Staff Stance: COVID Comes to Texas – Again: How Texas Fails to Protect Students and Teachers

Beck Williams and LiLi Xiong

On March 13, 2020, the Austin Independent School District (AISD) closed its schools temporarily to contain the spread of the COVID-19 virus. Less than a hundred cases had been identified in the United States, a mere scruple of the millions identified since then. On Aug. 17, 2021, most students set foot in physical classrooms for the first time in over a year. However, it was not business as usual. 

Although the vaccine has been widely available since the beginning of the year, students are still required to wear masks and socially distance when possible. The district defied a state executive order prohibiting the requirement of face masks in public schools, with Superintendent Stephanie Elizalde stating, “I am responsible for the safety, the health and the welfare of each and every one of our students and our staff.” Despite lowering case numbers, hospitalizations, and deaths, now is no time to let down our guard against threats to student and staff health.

One of the most effective protectors against COVID-19 is the use of facemasks. Masks catch large respiratory droplets exhaled by wearers, preventing them from spreading through the air around them. This limits the likelihood of wearers spreading respiratory viruses including COVID-19. 

Masks have been used to prevent disease since the early 20th century Manchurian Plague, and evidence suggests the use of rudimentary face coverings as far back as the Black Death. In addition to a history of mask usage, modern scientific data also supports their effectiveness. 

According to the Mayo Clinic, the proper use of a cloth face mask can, along with regular hand-washing and social distancing, help slow or prevent the spread of COVID-19. A study conducted in Bangladesh by Innovations for Poverty Action and led by top American scientists found that the use of face masks could reduce symptomatic COVID-19 cases by 9%, with reason to believe they may be even more effective. Additional studies by the Centers for Disease Control (CDC) confirm the effectiveness of masks, including in reducing outbreaks in schools. Considering the minor inconvenience that wearing a mask poses, this evidence suggests that the proper course of action is to continue to require their use in Austin schools for the time being.The best long-term solution to the pandemic, though, is vaccination. At present, there are three approved COVID-19 vaccines in the United States, with all three being readily available to anyone who wants one. The most effective are the two-dose Pfizer and Moderna mRNA vaccines, with the one-dose Johnson and Johnson viral vector vaccine affording slightly less protection. However, all vaccines are monumentally helpful. A study from the New England Journal of Medicine found that both mRNA vaccines were effective in preventing health care workers from catching and spreading the virus, with Pfizer being 88.8% effective and Moderna 96.3% with full vaccination. These vaccines can not only prevent the spread of the disease, but can greatly reduce the severity of breakthrough cases. According to CDC research, full mRNA vaccination is 89% effective in preventing hospitalization among vaccinated COVID-19 patients, and 90% effective in preventing ICU admission. It is for this reason that AISD initiatives to help students and staff get vaccinated are so important in protecting their health.

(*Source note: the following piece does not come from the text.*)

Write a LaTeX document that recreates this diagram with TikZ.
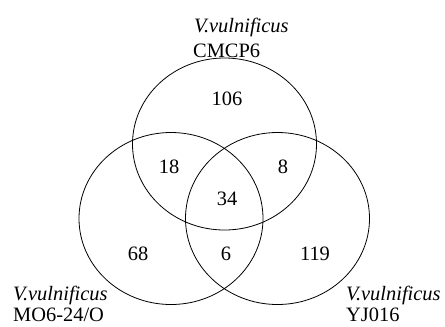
\documentclass[tikz,border=0pt]{standalone}
\usepackage{fontspec}
\setmainfont{Liberation Serif}
\usetikzlibrary{shapes.geometric}
\newcommand{\vv}{\textit{V.vulnificus}}

\begin{document}
\begin{tikzpicture}[x=1bp,y=-1bp,font=\fontsize{20.5}{24}\selectfont]
 \tikzset{set/.style={draw,ellipse,line width=0.8bp,inner sep=0pt,outer sep=0pt,
   minimum width=184bp,minimum height=172bp},
   count/.style={inner sep=0pt},
   tag/.style={anchor=base west,inner sep=0pt}}
 \useasboundingbox (0,0) rectangle (445,326);
 \node[set] (CM) at (224.5,144) {};
 \node[set] (MO) at (171,218.5) {};
 \node[set] (YJ) at (277.5,218.5) {};

 \node[count] (n106) at (227,98.5) {106};
 \node[count] (n18) at (169,167) {18};
 \node[count] (n8) at (283,167) {8};
 \node[count] (n34) at (227,199) {34};
 \node[count] (n68) at (138,254) {68};
 \node[count] (n6) at (226,254) {6};
 \node[count] (n119) at (315,254) {119};

 \node[tag] (CMsp) at (194,32) {\vv};
 \node[tag] (CMname) at (193,57) {CMCP6};
 \node[tag] (MOsp) at (13,300) {\vv};
 \node[tag] (MOname) at (13,321) {MO6-24/O};
 \node[tag] (YJsp) at (346,300) {\vv};
 \node[tag] (YJname) at (346,321) {YJ016};
\end{tikzpicture}
\end{document}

Despite their great success, there are many who object to the vaccine. While it is easy to become divided into “us and them” and self-separate between vaccinated and unvaccinated, this will get us no closer to the end of the pandemic or to convincing those who have yet to be vaccinated to do so. It is important to recognize that there are, in fact, risks associated with the vaccine. For example, the Food and Drug Administration (FDA) requires a warning label on Pfizer and Moderna vaccines due to their connection with myocarditis and pericarditis, two types of inflammation of the heart. 

While these concerns are valid, the risk of developing these side effects is extremely small; only 12.6 of every million people vaccinated will develop them. What’s more, almost all who did experience these symptoms made a full recovery aided by rest and medication. The FDA has also fully approved the Pfizer vaccine for widespread use. While all are entitled to make their own choices, it is important to distribute information that can dispel myths about the vaccine, as well as make vaccination easily available to AISD students and staff.

The State of Texas made no effort to implement measures to prevent the spread of the virus during the surge in fall of 2021, even as case numbers neared those seen at the height of the pandemic. While the seven-day average of new COVID-19 cases soared past 20,000 in September, Gov. Greg Abbott refused to implement mask mandates anywhere in the state. He even went so far as to issue an executive order barring cities and school districts from implementing such mandates, though the Texas Supreme Court has allowed some districts to do so. This kind of reckless behavior endangers Texans, and attempts to prevent school districts like Austin from protecting the health and safety of students and staff. 

Despite obstacles from the state and the prevalence of misinformation, AISD must continue to implement sensible safety measures to combat the spread of COVID-19. As the pandemic has now claimed over 700,000 American lives, we cannot afford to pretend we are in the clear. The only way to fight and defeat this pandemic for good is to vaccinate the vast majority of the people. But, as long as almost half of the State of Texas remains unvaccinated, we must remain vigilant. The game is not over until the final whistle blows, and we cannot afford to give up now.